Athletic footwear and apparel company Reebok is using an RFID-based solution provided by a Montreal digital signage company called iGotcha Media to display product information to visitors at its Innovation Showroom. Canadian music festival Grand Fetes Telus is also employing iGotcha’s RFID-based solution, to provide concert goers with automatic access to venues, and to take pictures, share information with social-media networks and participate in contests.

IGotcha launched a decade ago to provide interactive content to consumers at cafés and other businesses, via tablets and digital signage. The company offers software for the digital signage it provides, along with wayfinding software, apps and event marketing with interactive displays.

At Grand Fetes Telus, attendees tap their tickets against an RFID reader built into a kiosk, and then follow prompts on the touchscreen to share pictures, like bands on social media or enter contests.

“We’re a software company at our core,” says Kyle Pilot, iGotcha Media’s technology VP. “We offer an experience that pulls data from new technologies.” That includes facial recognition, radio frequency identification and other types of sensors, he adds.

Recently, the firm has been offering Near Field Communication (NFC) RFID functionality to link individuals with their location or product of interest, thereby prompting a response on the signage. It began working with Reebok several years ago, Pilot says. At Reebok’s Innovation Showroom, located at its headquarters in Canton, Mass., retailers can view Reebok’s latest product offerings and learn more about the company, its manufacturing facilities and the products themselves. In October 2015, IGotcha provided Reebok with a solution that included large video screens mounted on three of the room’s four walls, for displaying content regarding the company and its products. With RFID, iGotcha has enabled Reebok to offer more than that, however—it can also ensure that the content is displayed at the appropriate times and about the correct product.

“RFID was used in the innovation room to explain future concepts that Reebok is working on,” says Bill McInnis, Reebok Future’s VP. “RFID allowed us to ‘play’ the room, using shoes or objects to advance the storytelling in a seamless way.”

First, a presenter brings a tour group to the room. That individual has an RFID tag with an NXP Semiconductors NTAG213 13.56 MHz NFC chip attached to a watch, or a tablet he or she is carrying. A door lock with a built-in Advanced Card Systems (ACS) ACR122U reader is located at the door. The presenter taps his tag against the reader, which captures the unique ID number of that tag. The software confirms that the tag is linked to an authorized individual and unlocks the door.

The presenter and tour group then enter the room. Once inside, the presenter can tap his tag against another ACR122U reader, in order to turn on the room’s lighting. This can also cause video and images to be displayed on the screens, and music to begin playing.

Within the room are four RFID-enabled stations for displaying products. Several dozen shoes and other Reebok products have NTAG213 tags attached to them. The presenter or a member of the tour group can pick up a product and place it on one of four podiums, each of which has a built-in ACR122U reader with a USB connection to a computer running the iGotcha software. The device captures the product’s tag ID and prompts the software to display videos and information about that item on the wall-mounted screens.

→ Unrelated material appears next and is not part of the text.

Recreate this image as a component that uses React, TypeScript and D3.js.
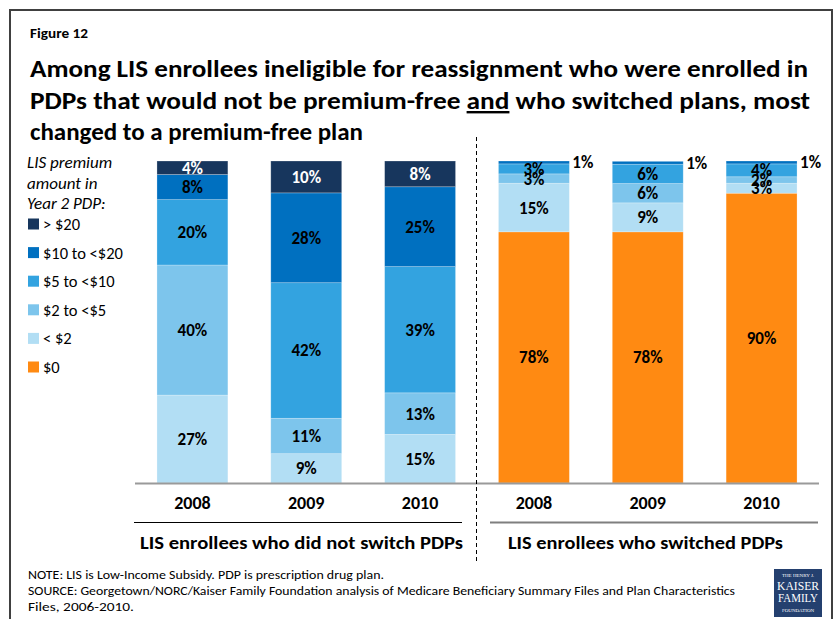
import React from "react";
import * as d3 from "d3";

const barKeys = ["ns-2008", "ns-2009", "ns-2010", "sw-2008", "sw-2009", "sw-2010"];
const yearLabels = ["2008", "2009", "2010", "2008", "2009", "2010"];
const groupLabels = ["LIS enrollees who did not switch PDPs", "LIS enrollees who switched PDPs"];

const seriesNames = ["$0", "< $2", "$2 to <$5", "$5 to <$10", "$10 to <$20", "> $20"];
const seriesColors = ["#FF8A12", "#B2DEF4", "#7DC5EC", "#33A3E0", "#0070C0", "#17365D"];

const v0 = [0, 0, 0, 78, 78, 90];
const vLt2 = [27.3, 9.1, 15.1, 15.1, 9.0, 3.1];
const v2to5 = [40.4, 11.0, 12.9, 2.9, 6.0, 2.0];
const v5to10 = [20.3, 42.1, 39.2, 3.1, 6.0, 4.0];
const v10to20 = [7.8, 27.9, 24.8, 0.9, 0.9, 0.9];
const vGt20 = [4.2, 9.9, 8.0, 0, 0, 0];
const seriesValues = [v0, vLt2, v2to5, v5to10, v10to20, vGt20];

const legendOrder = [5, 4, 3, 2, 1, 0];
const legendTitle = ["LIS premium", "amount in", "Year 2 PDP:"];

const FONT = "Carlito, Calibri, Lato, 'Open Sans', sans-serif";

export default function App() {
  const W = 836, H = 619;
  const x = d3.scaleBand<string>().domain(barKeys).range([135, 819]).paddingInner(0.377).paddingOuter(0.193);
  const y = d3.scaleLinear().domain([0, 100]).range([483, 161]);

  const rows = barKeys.map((k, i) => {
    const r: any = { key: k };
    seriesNames.forEach((s, j) => (r[s] = seriesValues[j][i]));
    return r;
  });
  const stack = d3.stack<any>().keys(seriesNames)(rows);

  const bw = x.bandwidth();

  return (
    <svg width={W} height={H} style={{ position: "absolute", left: 0, top: 0, background: "#fff" }} fontFamily={FONT}>
      <rect x={0} y={0} width={W} height={H} fill="#fff" />
      {/* frame */}
      <path d={`M10,${H + 5} V10 H832 V${H + 5}`} fill="none" stroke="#404040" strokeWidth={2} />

      {/* titles */}
      <text x={30} y={38} fontSize={13} fontWeight="bold" textLength={58} lengthAdjust="spacingAndGlyphs">Figure 12</text>
      <g fontSize={24} fontWeight="bold" fill="#000">
        <text x={30} y={77} textLength={778} lengthAdjust="spacingAndGlyphs">Among LIS enrollees ineligible for reassignment who were enrolled in</text>
        <text x={30} y={109} textLength={780} lengthAdjust="spacingAndGlyphs">
          PDPs that would not be premium-free <tspan textDecoration="underline" style={{ textDecoration: "underline" }}>and</tspan> who switched plans, most
        </text>
        <text x={30} y={140} textLength={333} lengthAdjust="spacingAndGlyphs">changed to a premium-free plan</text>
      </g>

      {/* legend */}
      <g fontSize={17} fontStyle="italic">
        {legendTitle.map((t, i) => (
          <text key={t} x={27} y={168 + i * 20.5}>{t}</text>
        ))}
      </g>
      <g fontSize={16.5}>
        {legendOrder.map((si, i) => (
          <g key={si} transform={`translate(28,${224 + i * 28.6})`}>
            <rect x={0} y={-5.5} width={11} height={11} fill={seriesColors[si]} />
            <text x={15} y={6}>{seriesNames[si]}</text>
          </g>
        ))}
      </g>

      {/* bars */}
      {stack.map((layer, si) => (
        <g key={layer.key} fill={seriesColors[si]}>
          {layer.map((d, i) => {
            const h = y(d[0]) - y(d[1]);
            if (h <= 0) return null;
            return (
              <rect key={i} x={x(barKeys[i])} y={y(d[1])} width={bw} height={h} stroke="#ffffff" strokeOpacity={0.35} strokeWidth={0.7} />
            );
          })}
        </g>
      ))}

      {/* value labels */}
      <g fontSize={17} fontWeight="bold" textAnchor="middle">
        {stack.map((layer, si) =>
          layer.map((d, i) => {
            const val = seriesValues[si][i];
            if (val < 0.5) return null;
            const label = `${Math.round(val)}%`;
            const cy = (y(d[0]) + y(d[1])) / 2;
            if (val < 1.5) {
              return (
                <text key={`${si}-${i}`} x={(x(barKeys[i]) as number) + bw + 3} y={cy + 6} textAnchor="start" fill="#000">{label}</text>
              );
            }
            return (
              <text key={`${si}-${i}`} x={(x(barKeys[i]) as number) + bw / 2} y={cy + 6} fill={si === 5 ? "#fff" : "#000"}>{label}</text>
            );
          })
        )}
      </g>

      {/* baseline */}
      <line x1={135} x2={819} y1={483.5} y2={483.5} stroke="#9a9a9a" strokeWidth={2} />

      {/* year labels */}
      <g fontSize={18} fontWeight="bold" textAnchor="middle">
        {barKeys.map((k, i) => (
          <text key={k} x={(x(k) as number) + bw / 2} y={509}>{yearLabels[i]}</text>
        ))}
      </g>

      {/* group lines & labels */}
      <line x1={134} x2={462} y1={522.5} y2={522.5} stroke="#000" strokeWidth={1} />
      <line x1={490} x2={818} y1={522.5} y2={522.5} stroke="#7f7f7f" strokeWidth={2} />
      <g fontSize={18} fontWeight="bold">
        <text x={140} y={549} textLength={323} lengthAdjust="spacingAndGlyphs">{groupLabels[0]}</text>
        <text x={508} y={549} textLength={275} lengthAdjust="spacingAndGlyphs">{groupLabels[1]}</text>
      </g>

      {/* separator */}
      <line x1={476.5} x2={476.5} y1={137} y2={561} stroke="#000" strokeWidth={1} strokeDasharray="4,3" />

      {/* footer */}
      <g fontSize={12.5} fill="#000">
        <text x={28} y={579} textLength={356} lengthAdjust="spacingAndGlyphs">NOTE:  LIS is Low-Income Subsidy. PDP is prescription drug plan.</text>
        <text x={28} y={595} textLength={707} lengthAdjust="spacingAndGlyphs">SOURCE: Georgetown/NORC/Kaiser Family Foundation analysis of Medicare Beneficiary Summary Files and Plan Characteristics</text>
        <text x={28} y={611} textLength={106} lengthAdjust="spacingAndGlyphs">Files, 2006-2010.</text>
      </g>

      {/* logo */}
      <g>
        <rect x={774} y={569} width={48} height={48} fill="#24406F" />
        <g fill="#fff" fontFamily="'Liberation Serif', 'DejaVu Serif', serif" textAnchor="middle">
          <text x={798} y={577} fontSize={5}>THE HENRY J.</text>
          <text x={798} y={590} fontSize={12} textLength={42} lengthAdjust="spacingAndGlyphs">KAISER</text>
          <text x={798} y={602} fontSize={12} textLength={40} lengthAdjust="spacingAndGlyphs">FAMILY</text>
          <text x={798} y={612} fontSize={5}>FOUNDATION</text>
        </g>
      </g>
    </svg>
  );
}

In Reebok’s Innovation Showroom, a staff member can tap his NRF RFID tag against a reader to turn on the lights, and to display videos on wall-mounted screens.

“There were many comments that the room felt more like a guided tour of where we’re going, versus a typical presentation,” McInnis recalls. “A lot of that was due to the RFID.”

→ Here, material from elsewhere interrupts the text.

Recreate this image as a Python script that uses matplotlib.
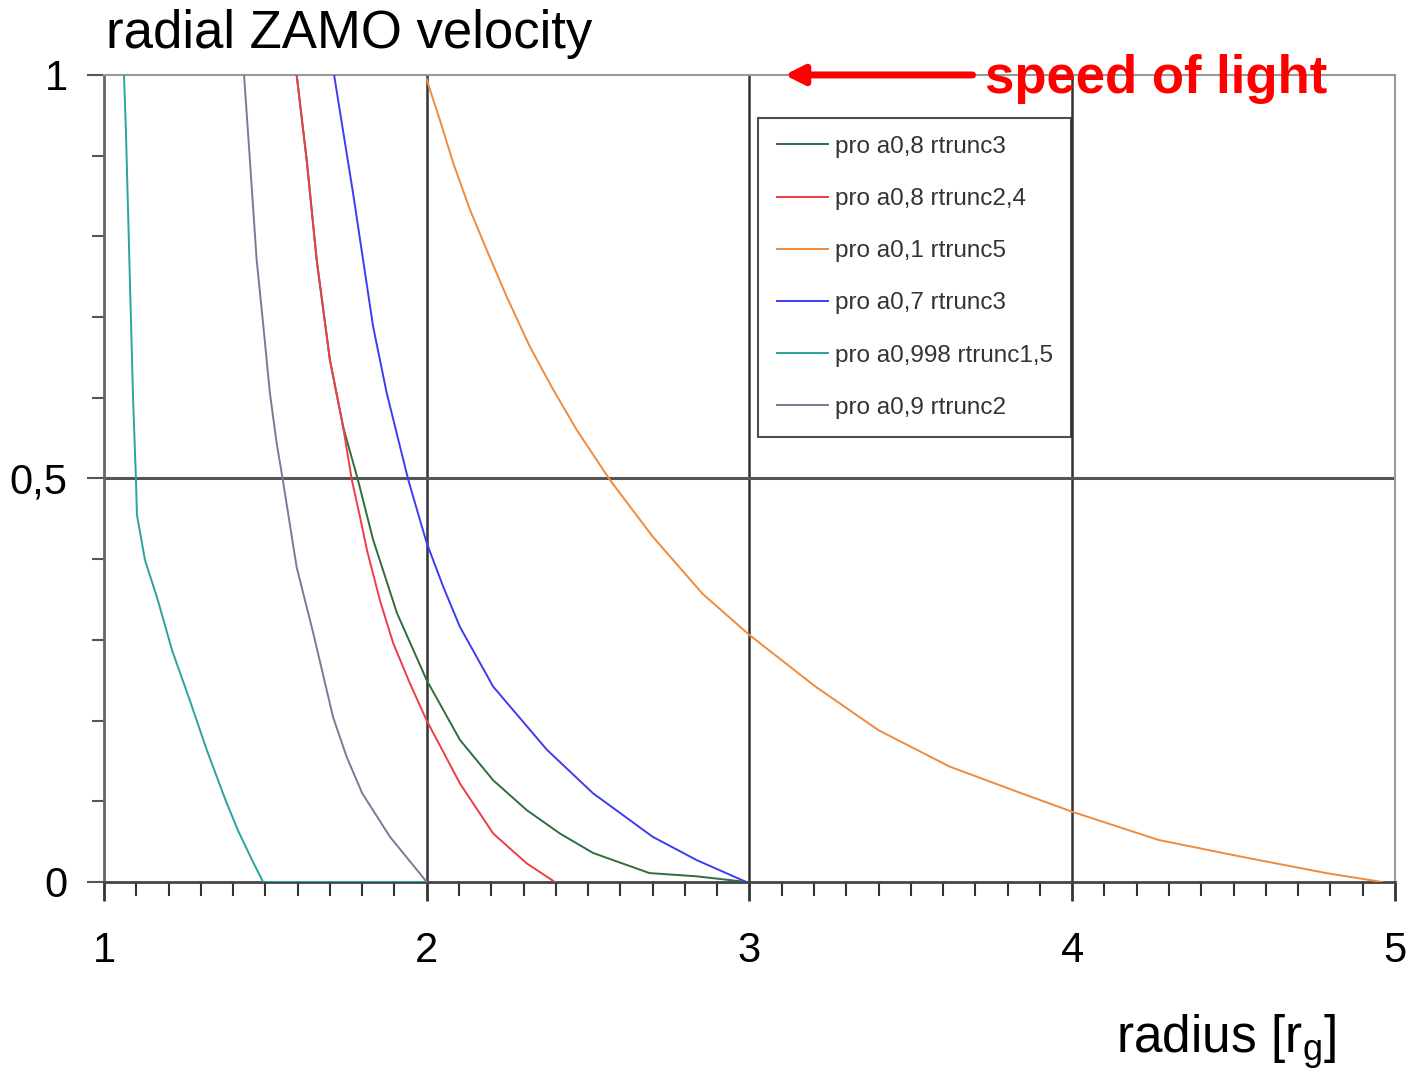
import numpy as np
import matplotlib
matplotlib.use("Agg")
import matplotlib.pyplot as plt
from matplotlib.ticker import MultipleLocator, FixedLocator

plt.rcParams["font.family"] = ["Liberation Sans", "DejaVu Sans"]

# radius [r_g] / radial ZAMO velocity
r_green = [1.597, 1.628, 1.659, 1.70, 1.741, 1.787, 1.834, 1.908, 2.0, 2.103, 2.206,
           2.31, 2.413, 2.515, 2.69, 2.836, 2.99]
v_green = [1.0, 0.895, 0.771, 0.647, 0.564, 0.498, 0.424, 0.333, 0.25, 0.176, 0.126,
           0.089, 0.06, 0.036, 0.011, 0.007, 0.0]

r_red = [1.597, 1.628, 1.659, 1.70, 1.741, 1.768, 1.793, 1.815, 1.855, 1.896, 1.948,
         2.0, 2.103, 2.206, 2.31, 2.397]
v_red = [1.0, 0.895, 0.771, 0.647, 0.564, 0.498, 0.453, 0.411, 0.349, 0.296, 0.246,
         0.2, 0.122, 0.06, 0.023, 0.0]

r_orange = [2.0, 2.005, 2.041, 2.082, 2.134, 2.186, 2.248, 2.32, 2.392, 2.465, 2.568,
            2.70, 2.855, 3.0, 3.205, 3.40, 3.62, 3.815, 4.0, 4.268, 4.528, 4.787, 4.96]
v_orange = [0.995, 0.988, 0.944, 0.891, 0.833, 0.783, 0.725, 0.663, 0.61, 0.56, 0.498,
            0.428, 0.357, 0.306, 0.242, 0.188, 0.143, 0.114, 0.087, 0.052, 0.031, 0.011, 0.0]

r_blue = [1.713, 1.772, 1.834, 1.876, 1.943, 2.0, 2.051, 2.103, 2.206, 2.372, 2.515,
          2.70, 2.837, 2.99]
v_blue = [1.0, 0.853, 0.688, 0.606, 0.498, 0.42, 0.366, 0.316, 0.242, 0.164, 0.11,
          0.056, 0.027, 0.0]

r_teal = [1.062, 1.068, 1.08, 1.09, 1.099, 1.102, 1.127, 1.167, 1.211, 1.266, 1.319,
          1.378, 1.415, 1.459, 1.493, 2.0]
v_teal = [1.0, 0.93, 0.75, 0.6, 0.5, 0.455, 0.399, 0.349, 0.287, 0.225, 0.163,
          0.1, 0.064, 0.027, 0.0, 0.0]

r_gray = [1.434, 1.452, 1.473, 1.494, 1.514, 1.535, 1.555, 1.597, 1.648, 1.71, 1.752,
          1.80, 1.886, 2.0]
v_gray = [1.0, 0.895, 0.771, 0.688, 0.606, 0.544, 0.496, 0.39, 0.309, 0.204, 0.155,
          0.11, 0.056, 0.0]

labels = ["pro a0,8 rtrunc3", "pro a0,8 rtrunc2,4", "pro a0,1 rtrunc5",
          "pro a0,7 rtrunc3", "pro a0,998 rtrunc1,5", "pro a0,9 rtrunc2"]
colors = ["#2f6e3c", "#f03c46", "#f08a3c", "#3c3cf0", "#2aa3a0", "#7a7a96"]

fig = plt.figure(figsize=(14.09, 10.77), dpi=100)
ax = fig.add_axes([0.0738, 0.1811, 0.9162, 0.7493])

series = [(r_green, v_green), (r_red, v_red), (r_orange, v_orange),
          (r_blue, v_blue), (r_teal, v_teal), (r_gray, v_gray)]
for (r, v), c, lab in zip(series, colors, labels):
    ax.plot(r, v, color=c, lw=1.4, label=lab, zorder=3)

ax.set_xlim(1, 5)
ax.set_ylim(0, 1)

# grid lines like the original chart
for xv in [2, 3, 4]:
    ax.axvline(xv, color="#333333", lw=1.8, zorder=2)
ax.axhline(0.5, color="#555555", lw=2.2, zorder=2)

for side in ["top", "right"]:
    ax.spines[side].set_color("#999999")
    ax.spines[side].set_linewidth(1.5)
ax.spines["left"].set_color("#666666")
ax.spines["left"].set_linewidth(2)
ax.spines["bottom"].set_color("#444444")
ax.spines["bottom"].set_linewidth(2)

ax.xaxis.set_major_locator(FixedLocator([1, 2, 3, 4, 5]))
ax.xaxis.set_minor_locator(MultipleLocator(0.1))
ax.yaxis.set_major_locator(FixedLocator([0, 0.5, 1]))
ax.yaxis.set_minor_locator(MultipleLocator(0.1))
ax.set_yticklabels(["0", "0,5", "1"])
ax.tick_params(axis="x", which="major", direction="out", length=14, width=2,
               color="#333333", labelsize=30, pad=21)
ax.tick_params(axis="x", which="minor", direction="out", length=10, width=1.5,
               color="#333333")
ax.tick_params(axis="y", which="major", direction="out", length=12, width=1.5,
               color="#555555", labelsize=30, pad=14)
ax.tick_params(axis="y", which="minor", direction="out", length=9, width=1.5,
               color="#555555")

leg = ax.legend(loc="upper left", bbox_to_anchor=(0.507, 0.947), fontsize=17.5,
                frameon=True, fancybox=False, edgecolor="#222222",
                handlelength=2.1, labelspacing=1.24, borderpad=0.75,
                handletextpad=0.3, borderaxespad=0)
leg.get_frame().set_linewidth(1.5)
for t in leg.get_texts():
    t.set_color("#333333")

fig.text(0.075, 0.968, "radial ZAMO velocity", fontsize=38, ha="left", va="center")
fig.text(0.948, 0.033, r"radius [r$_\mathregular{g}$]", fontsize=37, ha="right", va="center")

ax.annotate("", xy=(3.1, 1.0), xycoords="data", xytext=(3.7, 1.0),
            arrowprops=dict(arrowstyle="-|>", color="red", lw=5, mutation_scale=28),
            annotation_clip=False)
ax.text(3.73, 0.995, "speed of light", color="red", fontsize=38, fontweight="bold",
        ha="left", va="center", clip_on=False)

fig.savefig("out.png", dpi=100)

Since the system was taken live in November, Reebok has used the technology to capture the interest of potential customers who visit its headquarters and Innovation Showroom. Reebok is now working with iGotcha to add RFID to a mobile innovation room that will be set up at a trade show hosted by Reebok.

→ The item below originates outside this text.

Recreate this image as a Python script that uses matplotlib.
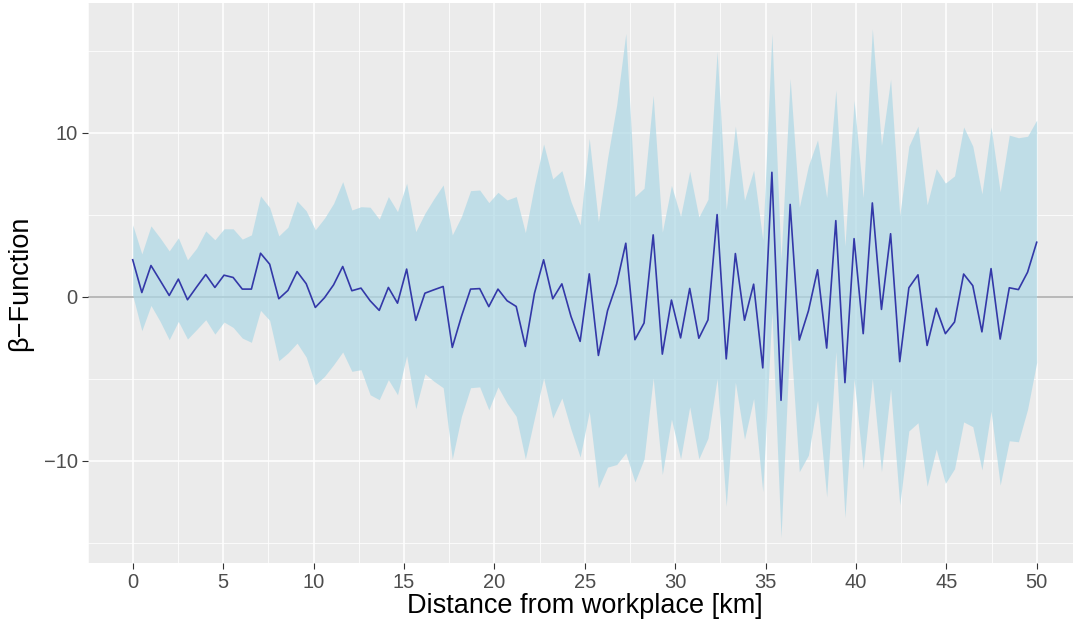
import numpy as np
import matplotlib
matplotlib.use('Agg')
import matplotlib.pyplot as plt

plt.rcParams['font.family'] = ['Liberation Sans', 'DejaVu Sans']

# distance grid: 100 points from 0 to 50 km
dist = np.linspace(0, 50, 100)

beta = [2.26, 0.26, 1.91, 1.0, 0.08, 1.08, -0.18, 0.6, 1.36, 0.57,
        1.32, 1.18, 0.47, 0.47, 2.66, 1.99, -0.12, 0.39, 1.54, 0.8,
        -0.65, -0.06, 0.73, 1.85, 0.37, 0.53, -0.24, -0.83, 0.57, -0.39,
        1.69, -1.44, 0.22, 0.43, 0.63, -3.09, -1.2, 0.47, 0.5, -0.6,
        0.47, -0.24, -0.59, -3.03, 0.22, 2.26, -0.12, 0.79, -1.2, -2.72,
        1.4, -3.58, -0.85, 0.79, 3.27, -2.62, -1.6, 3.78, -3.5, -0.2,
        -2.51, 0.51, -2.53, -1.41, 5.02, -3.79, 2.64, -1.43, 0.77, -4.34,
        7.6, -6.32, 5.64, -2.64, -0.86, 1.65, -3.13, 4.65, -5.24, 3.55,
        -2.25, 5.73, -0.77, 3.85, -3.96, 0.55, 1.34, -2.97, -0.7, -2.25,
        -1.54, 1.39, 0.68, -2.14, 1.72, -2.58, 0.55, 0.44, 1.5, 3.33]

upper = [4.39, 2.62, 4.33, 3.6, 2.8, 3.6, 2.26, 2.97, 4.02, 3.48,
         4.15, 4.15, 3.52, 3.78, 6.16, 5.45, 3.72, 4.25, 5.85, 5.25,
         4.09, 4.8, 5.7, 7.03, 5.3, 5.5, 5.47, 4.74, 6.12, 5.2,
         6.93, 3.98, 5.1, 6.0, 6.83, 3.78, 4.9, 6.48, 6.52, 5.75,
         6.38, 5.91, 6.12, 3.92, 6.83, 9.33, 7.2, 7.7, 5.81, 4.39,
         9.67, 4.59, 8.46, 11.7, 16.08, 6.12, 6.63, 12.3, 3.95, 6.8,
         4.91, 7.67, 4.87, 5.95, 14.98, 5.31, 10.42, 5.9, 7.73, 3.48,
         16.08, 2.27, 13.33, 5.46, 8.0, 9.58, 6.06, 12.62, 3.1, 12.0,
         6.06, 16.37, 9.25, 13.28, 4.96, 9.2, 10.42, 5.62, 7.82, 6.94,
         7.38, 10.37, 9.2, 6.28, 10.37, 6.41, 9.87, 9.71, 9.8, 10.79]

lower = [0.1, -2.07, -0.53, -1.5, -2.62, -1.5, -2.58, -2.0, -1.4, -2.28,
         -1.54, -1.87, -2.52, -2.78, -0.83, -1.44, -3.9, -3.43, -2.83, -3.68,
         -5.37, -4.86, -4.15, -3.37, -4.55, -4.45, -5.98, -6.28, -5.06, -5.98,
         -3.6, -6.83, -4.7, -5.16, -5.55, -9.9, -7.3, -5.55, -5.5, -6.9,
         -5.5, -6.5, -7.3, -9.9, -7.4, -4.96, -7.4, -6.18, -8.1, -9.78,
         -7.0, -11.67, -10.4, -10.24, -9.53, -11.3, -9.9, -4.96, -10.85, -7.47,
         -9.89, -6.72, -9.89, -8.63, -5.0, -12.78, -5.22, -8.7, -6.21, -11.9,
         -0.93, -14.7, -2.18, -10.68, -9.67, -6.32, -12.22, -3.35, -13.48, -5.0,
         -10.5, -5.0, -10.68, -5.62, -12.7, -8.19, -7.69, -11.56, -9.3, -11.39,
         -10.5, -7.64, -7.93, -10.57, -6.98, -11.5, -8.79, -8.85, -6.87, -4.0]

x_ticks = [0, 5, 10, 15, 20, 25, 30, 35, 40, 45, 50]
y_ticks = [-10, 0, 10]

fig = plt.figure(figsize=(10.73, 6.19), dpi=100)
# panel runs past the right edge of the canvas
ax = fig.add_axes([87.5 / 1073, 0.0905, 994.4 / 1073, 0.9045])
ax.set_facecolor('#ebebeb')

# ggplot-like grid
for v in np.arange(-15, 20, 5):
    lw = 1.1 if v % 10 == 0 else 0.55
    ax.axhline(v, color='white', lw=lw, zorder=0)
for v in np.arange(-2.5, 55, 2.5):
    lw = 1.1 if v % 5 == 0 else 0.55
    ax.axvline(v, color='white', lw=lw, zorder=0)

ax.axhline(0, color='#b3b3b3', lw=1.3, zorder=1)
ax.fill_between(dist, lower, upper, color='#add8e6', alpha=0.7, lw=0, zorder=2)
ax.plot(dist, beta, color='#3338a8', lw=1.2, zorder=3)

ax.set_xlim(-2.5, 52.5)
ax.set_ylim(-16.25, 17.93)
ax.set_xticks(x_ticks)
ax.set_yticks(y_ticks)
ax.set_yticklabels([str(t).replace('-', '\u2212') for t in y_ticks])
ax.tick_params(axis='both', colors='#333333', length=4, width=0.8,
               labelsize=14.5, labelcolor='#4d4d4d', pad=3)
for s in ax.spines.values():
    s.set_visible(False)

ax.set_xlabel('Distance from workplace [km]', fontsize=19.5, color='black', labelpad=1)
ax.set_ylabel('\u03b2\u2212Function', fontsize=19.5, color='black', labelpad=8)

fig.savefig('out.png', dpi=100)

Grand Fetes Telus, which takes place in Parc Beauséjour (about 200 miles northeast of Quebec City), plans to use iGotcha’s RFID-based solution for this year’s festival, which will take place on July 20-24, for what will be the second year in which ticket holders will be linked with access control and other features via NFC. The festival sells its tickets at a variety of retail points throughout Quebec, as well as at its gates on the day of the festival. Altogether, approximately 18,000 people buy tickets for the show.

Each ticket has an NTAG213 chip encoded with a unique ID number. When an individual buys a ticket, she can use her smartphone or other NFC-enabled device to access the festival’s URL and register. (If she does not have an NFC-enabled device, she can input the ID number printed on the front of the ticket.) The customer then enters information about herself, including her name, e-mail address, date of birth, and eye and hair color. This data is stored in iGotcha’s software on the festival’s server.

On the day of the show, the ticket holder arrives at one of several entry points, at each of which employees are stationed with Google Nexus 9 tablets with a built-in NFC RFID reader. The workers use the tablet to read each ticket’s ID number, view the individual’s information and confirm that he or she is authorized to enter. The attendee’s hair and eye color, as well as date of birth, can be used to confirm that the individual presenting that ticket is the correct ticket holder. The iGotcha software also stores the transaction data so that the system knows who has entered. When that person leaves the venue, the ticket is read again, so that the system will permit that visitor to re-enter with the same ticket if he or she chooses to do so.

The iGotcha software also knows who is authorized to enter VIP areas. Staff members stationed at those entrances can utilize NFC-enabled tablets to confirm each ticket holder’s identity before that person enters any such area.

Additionally, the system allows for other activities, such as linking visitors to their Facebook friends. Attendees can use the tickets at a photo booth to take pictures and share them on their Facebook wall. Users can simply tap their tickets against the ACR122U readers built into the kiosks, then follow prompts on the touchscreen to share those pictures, as well as like bands on social media or enter contests.

For the venue, the data from the system allows organizers to determine, in real time, how many people are entering particular areas. What’s more, they can identify if any congestion might be occurring—at the entrance, for example.

Last year, the venue included six or so RFID-enabled entrances, Pilot says, as well as about the same number of RFID-enabled kiosks for photos, social-media networks and contests. This year, Pilot says, the festival is working with iGotcha to set up the system in a similar manner, though the details have yet to be determined.